Bag me a couple: new Russian helicopters go international

One of Russia's biggest helicopter manufacturers is starting a new batch of production.

Hundreds of internationally acclaimed models have already been ordered from abroad.
Among them the legendary Mi24, a “flying tank”, and Mi26, the world’s heaviest helicopter…

Russian choppers are occupying the skies above more than 30 countries. But Russia plans to go further, quadrupling its share of the world market within the next five years.

And the Ka-32A and Ka-226T are among those that could make this ambition a reality. They can easily operate both in snowy mountains and in the tropics … they can take off from a ship and land in a desert.


“The key advantage is that they are multipurpose,” said test pilot Vladimir Lavrov. “They can transport cargo and passengers; can be used in rescue operations, when delay may mean death. they can also be used by police and private companies.”

The Ka-32A is produced for 20 nations, among them Canada and some of the European countries.
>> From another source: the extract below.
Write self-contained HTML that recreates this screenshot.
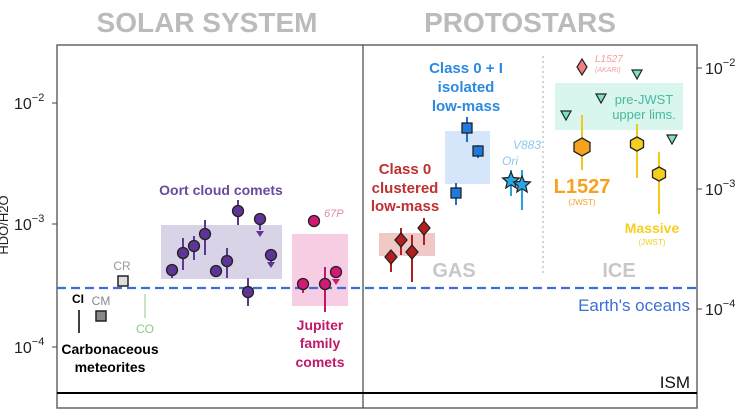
<!DOCTYPE html><html><head><style>body{margin:0;background:#fff}svg{display:block;font-family:"Liberation Sans",sans-serif}</style></head><body>
<svg width="744" height="420" viewBox="0 0 744 420">
<text x="207" y="32" font-size="28" font-weight="bold" fill="#bbb" text-anchor="middle">SOLAR SYSTEM</text>
<text x="520" y="32" font-size="28" font-weight="bold" fill="#bbb" text-anchor="middle">PROTOSTARS</text>
<rect x="57" y="45" width="640" height="363" fill="none" stroke="#666" stroke-width="1.5"/>
<line x1="363" y1="45" x2="363" y2="408" stroke="#444" stroke-width="1.2"/>
<line x1="57" y1="393" x2="697" y2="393" stroke="#000" stroke-width="2"/>
<!-- axis ticks -->
<g stroke="#444"><line x1="52" y1="103" x2="57" y2="103"/><line x1="52" y1="224" x2="57" y2="224"/><line x1="52" y1="347" x2="57" y2="347"/>
<line x1="697" y1="68" x2="702" y2="68"/><line x1="697" y1="189" x2="702" y2="189"/><line x1="697" y1="309" x2="702" y2="309"/></g>
<g font-size="16" fill="#222"><text x="14" y="109">10<tspan font-size="11" dy="-8">−2</tspan></text><text x="14" y="230">10<tspan font-size="11" dy="-8">−3</tspan></text><text x="14" y="353">10<tspan font-size="11" dy="-8">−4</tspan></text>
<text x="705" y="74">10<tspan font-size="11" dy="-8">−2</tspan></text><text x="705" y="195">10<tspan font-size="11" dy="-8">−3</tspan></text><text x="705" y="315">10<tspan font-size="11" dy="-8">−4</tspan></text></g>
<text transform="translate(8,225) rotate(-90)" font-size="13" fill="#222" text-anchor="middle">HDO/H2O</text>
<!-- boxes -->
<rect x="161" y="225" width="121" height="54" fill="#d9d3e8"/>
<rect x="292" y="234" width="56" height="72" fill="#f6cde3"/>
<rect x="379" y="233" width="56" height="23" fill="#f0c8c6"/>
<rect x="445" y="131" width="45" height="53" fill="#d6e6fa"/>
<rect x="555" y="83" width="128" height="47" fill="#d8f5ee"/>
<line x1="543" y1="56" x2="543" y2="275" stroke="#aaa" stroke-dasharray="2,3"/>
<line x1="57" y1="288" x2="697" y2="288" stroke="#3b6fd6" stroke-width="2.2" stroke-dasharray="9,5"/>
<!-- meteorites -->
<line x1="79" y1="310" x2="79" y2="333" stroke="#000" stroke-width="1.5"/>
<text x="78" y="303" font-size="12" font-weight="bold" text-anchor="middle">CI</text>
<rect x="96" y="311" width="10" height="10" fill="#888" stroke="#222" stroke-width="1.5"/>
<text x="101" y="305" font-size="12" fill="#888" text-anchor="middle">CM</text>
<rect x="118" y="276" width="10" height="10" fill="#ddd" stroke="#222" stroke-width="1.5"/>
<text x="122" y="270" font-size="12" fill="#999" text-anchor="middle">CR</text>
<line x1="145" y1="294" x2="145" y2="318" stroke="#8c8"/>
<text x="145" y="333" font-size="12" fill="#8c8" text-anchor="middle">CO</text>
<text x="110" y="354" font-size="14" font-weight="bold" text-anchor="middle">Carbonaceous</text>
<text x="110" y="372" font-size="14" font-weight="bold" text-anchor="middle">meteorites</text>
<!-- Oort -->
<g stroke="#5b3a8c" stroke-width="2"><line x1="172" y1="265" x2="172" y2="278"/><line x1="183" y1="238" x2="183" y2="270"/><line x1="194" y1="236" x2="194" y2="260"/><line x1="205" y1="220" x2="205" y2="255"/><line x1="227" y1="248" x2="227" y2="278"/><line x1="238" y1="200" x2="238" y2="225"/><line x1="248" y1="278" x2="248" y2="306"/><line x1="260" y1="219" x2="260" y2="230"/><line x1="271" y1="255" x2="271" y2="265"/></g>
<g fill="#5e3596" stroke="#222" stroke-width="1.3"><circle cx="172" cy="270" r="5.5"/><circle cx="183" cy="253" r="5.5"/><circle cx="194" cy="246" r="5.5"/><circle cx="205" cy="234" r="5.5"/><circle cx="216" cy="271" r="5.5"/><circle cx="227" cy="261" r="5.5"/><circle cx="238" cy="211" r="5.5"/><circle cx="248" cy="292" r="5.5"/><circle cx="260" cy="219" r="5.5"/><circle cx="271" cy="255" r="5.5"/></g>
<g fill="#5e3596"><path d="M256 231h8l-4 6z"/><path d="M267 262h8l-4 6z"/></g>
<text x="221" y="195" font-size="14" font-weight="bold" fill="#6a4a9c" text-anchor="middle">Oort cloud comets</text>
<!-- JFC -->
<g stroke="#c0186a" stroke-width="2"><line x1="303" y1="284" x2="303" y2="293"/><line x1="325" y1="267" x2="325" y2="312"/></g>
<g fill="#d01a75" stroke="#222" stroke-width="1.3"><circle cx="303" cy="284" r="5.5"/><circle cx="325" cy="284" r="5.5"/><circle cx="336" cy="272" r="5.5"/><circle cx="314" cy="221" r="5.5"/></g>
<path d="M332 279h8l-4 6z" fill="#d01a75"/>
<text x="324" y="217" font-size="11" font-style="italic" fill="#e08aa8">67P</text>
<g font-size="14" font-weight="bold" fill="#c0186a" text-anchor="middle"><text x="320" y="330">Jupiter</text><text x="320" y="348">family</text><text x="320" y="367">comets</text></g>
<!-- Class 0 clustered -->
<g stroke="#b02020" stroke-width="2"><line x1="391" y1="250" x2="391" y2="272"/><line x1="401" y1="228" x2="401" y2="255"/><line x1="412" y1="235" x2="412" y2="282"/><line x1="424" y1="218" x2="424" y2="245"/></g>
<g fill="#b41e1e" stroke="#222" stroke-width="1.3"><path d="M391 250l6 7-6 7-6-7z"/><path d="M401 233l6 7-6 7-6-7z"/><path d="M412 245l6 7-6 7-6-7z"/><path d="M424 221l6 7-6 7-6-7z"/></g>
<g font-size="15" font-weight="bold" fill="#c03030" text-anchor="middle"><text x="405" y="174">Class 0</text><text x="405" y="193">clustered</text><text x="405" y="211">low-mass</text></g>
<!-- isolated -->
<g stroke="#1e6fd0" stroke-width="2"><line x1="467" y1="117" x2="467" y2="142"/><line x1="478" y1="145" x2="478" y2="158"/><line x1="456" y1="183" x2="456" y2="205"/><line x1="511" y1="170" x2="511" y2="196" stroke="#2aa0dd"/><line x1="522" y1="170" x2="522" y2="210" stroke="#2aa0dd"/></g>
<g fill="#1e7ae0" stroke="#222" stroke-width="1.3"><rect x="462" y="123" width="10" height="10"/><rect x="473" y="146" width="10" height="10"/><rect x="451" y="188" width="10" height="10"/></g>
<g fill="#29a6e6" stroke="#222" stroke-width="1.2"><path d="M511 172l2.4 5.5 6 .5-4.6 4 1.4 6-5.2-3.2-5.2 3.2 1.4-6-4.6-4 6-.5z"/><path d="M522 176l2.4 5.5 6 .5-4.6 4 1.4 6-5.2-3.2-5.2 3.2 1.4-6-4.6-4 6-.5z"/></g>
<g font-size="15" font-weight="bold" fill="#2a8ae0" text-anchor="middle"><text x="466" y="73">Class 0 + I</text><text x="466" y="92">isolated</text><text x="466" y="111">low-mass</text></g>
<g font-size="12" font-style="italic" fill="#8cc8ee" text-anchor="middle"><text x="527" y="149">V883</text><text x="510" y="165">Ori</text></g>
<text x="454" y="277" font-size="20" font-weight="bold" fill="#c8c8c8" text-anchor="middle">GAS</text>
<text x="619" y="277" font-size="20" font-weight="bold" fill="#c8c8c8" text-anchor="middle">ICE</text>
<!-- ICE -->
<path d="M582 59l5 8-5 8-5-8z" fill="#f08080" stroke="#222" stroke-width="1.2"/>
<g font-size="10" font-style="italic" fill="#f0a0a0"><text x="595" y="62">L1527</text><text x="595" y="72" font-size="7">(AKARI)</text></g>
<g fill="#7ee0bd" stroke="#222" stroke-width="1.2"><path d="M632 70h10l-5 9z"/><path d="M596 94h10l-5 9z"/><path d="M561 111h10l-5 9z"/><path d="M667 135h10l-5 9z"/></g>
<g font-size="13" fill="#4ab8a0" text-anchor="middle"><text x="644" y="104">pre-JWST</text><text x="644" y="119">upper lims.</text></g>
<g stroke="#f3c81a" stroke-width="2"><line x1="582" y1="115" x2="582" y2="170"/><line x1="637" y1="124" x2="637" y2="178"/><line x1="659" y1="152" x2="659" y2="214"/></g>
<path d="M582 138l8 4.5v9l-8 4.5-8-4.5v-9z" fill="#f7a21c" stroke="#222" stroke-width="1.3"/>
<path d="M637 137l6.5 3.5v7l-6.5 3.5-6.5-3.5v-7z" fill="#f5cf1c" stroke="#222" stroke-width="1.3"/>
<path d="M659 167l6.5 3.5v7l-6.5 3.5-6.5-3.5v-7z" fill="#f5cf1c" stroke="#222" stroke-width="1.3"/>
<text x="582" y="193" font-size="20" font-weight="bold" fill="#f7a21c" text-anchor="middle">L1527</text>
<text x="582" y="205" font-size="8" fill="#f7a21c" text-anchor="middle">(JWST)</text>
<text x="652" y="233" font-size="14" font-weight="bold" fill="#f3d020" text-anchor="middle">Massive</text>
<text x="652" y="245" font-size="8" fill="#f3d020" text-anchor="middle">(JWST)</text>
<text x="690" y="311" font-size="17" fill="#3b6fd6" text-anchor="end">Earth's oceans</text>
<text x="690" y="388" font-size="17" fill="#111" text-anchor="end">ISM</text>
</svg></body></html>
But the Ka-226T is just at the beginning of its potential success-story.

Sergey Mikryukov from Kumertau aviation production enterprise said the Ka-226T just got on to the short list of an Indian tender for more than 200 choppers:

“It’s easy to control, reliable and rather cheap. We believe we have every chance of winning,” he added.


"The times of the Soviet-Indian friendship, when India preferred our country’s products just because of our warm relations, have gone," said the head of the Strategies and Technology Analysis Center, Ruslan Pukhov. “Today Russia is just one of many other players. But certainly if we win, the entire country will benefit.”

Both machines are produced at Kumertau Aviation Production Enterprise in Russia’s Urals.

According to Aleksey Tolmachyov, who also works for the Kumertau aviation production enterprise, they have almost everything they need to produce a helicopter within one factory, from producing tiny parts to assembling the entire machine:

“It differs greatly from Western standards, where many enterprises from all over Europe work on the same helicopter or airplane,” explained Tolmachyov.

Russia’s helicopter industry, which has been in bad shape since the collapse of the USSR, now seems to be flying high, and is well on course to reach its goal of being a serious player on the global market.